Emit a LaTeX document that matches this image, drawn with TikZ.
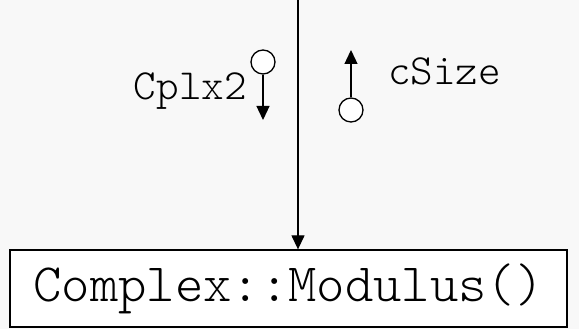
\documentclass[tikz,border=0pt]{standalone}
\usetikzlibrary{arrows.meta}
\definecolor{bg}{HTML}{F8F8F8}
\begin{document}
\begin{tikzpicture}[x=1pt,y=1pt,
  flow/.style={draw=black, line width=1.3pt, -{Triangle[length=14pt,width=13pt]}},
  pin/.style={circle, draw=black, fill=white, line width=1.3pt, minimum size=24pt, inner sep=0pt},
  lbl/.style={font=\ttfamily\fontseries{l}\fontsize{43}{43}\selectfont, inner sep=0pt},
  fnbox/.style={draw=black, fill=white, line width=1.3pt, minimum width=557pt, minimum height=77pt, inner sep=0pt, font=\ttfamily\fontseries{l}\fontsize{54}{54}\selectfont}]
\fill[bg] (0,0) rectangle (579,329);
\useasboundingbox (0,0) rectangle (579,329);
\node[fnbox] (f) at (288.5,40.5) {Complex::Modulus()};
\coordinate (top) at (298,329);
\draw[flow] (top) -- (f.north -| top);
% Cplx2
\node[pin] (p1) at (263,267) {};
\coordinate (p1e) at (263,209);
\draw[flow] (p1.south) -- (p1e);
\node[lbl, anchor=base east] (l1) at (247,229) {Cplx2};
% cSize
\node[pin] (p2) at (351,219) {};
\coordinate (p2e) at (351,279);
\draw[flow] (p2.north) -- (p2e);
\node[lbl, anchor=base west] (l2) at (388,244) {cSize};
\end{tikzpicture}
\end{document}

= = = = = = =

▶ _Task brief_
Write the listing out a second time exactly, dropping all images.

▶ _Exercise output_
Emit a LaTeX document that matches this image, drawn with TikZ.
\documentclass[tikz,border=0pt]{standalone}
\usetikzlibrary{arrows.meta}
\definecolor{bg}{HTML}{F8F8F8}
\begin{document}
\begin{tikzpicture}[x=1pt,y=1pt,
  flow/.style={draw=black, line width=1.3pt, -{Triangle[length=14pt,width=13pt]}},
  pin/.style={circle, draw=black, fill=white, line width=1.3pt, minimum size=24pt, inner sep=0pt},
  lbl/.style={font=\ttfamily\fontseries{l}\fontsize{43}{43}\selectfont, inner sep=0pt},
  fnbox/.style={draw=black, fill=white, line width=1.3pt, minimum width=557pt, minimum height=77pt, inner sep=0pt, font=\ttfamily\fontseries{l}\fontsize{54}{54}\selectfont}]
\fill[bg] (0,0) rectangle (579,329);
\useasboundingbox (0,0) rectangle (579,329);
\node[fnbox] (f) at (288.5,40.5) {Complex::Modulus()};
\coordinate (top) at (298,329);
\draw[flow] (top) -- (f.north -| top);
% Cplx2
\node[pin] (p1) at (263,267) {};
\coordinate (p1e) at (263,209);
\draw[flow] (p1.south) -- (p1e);
\node[lbl, anchor=base east] (l1) at (247,229) {Cplx2};
% cSize
\node[pin] (p2) at (351,219) {};
\coordinate (p2e) at (351,279);
\draw[flow] (p2.north) -- (p2e);
\node[lbl, anchor=base west] (l2) at (388,244) {cSize};
\end{tikzpicture}
\end{document}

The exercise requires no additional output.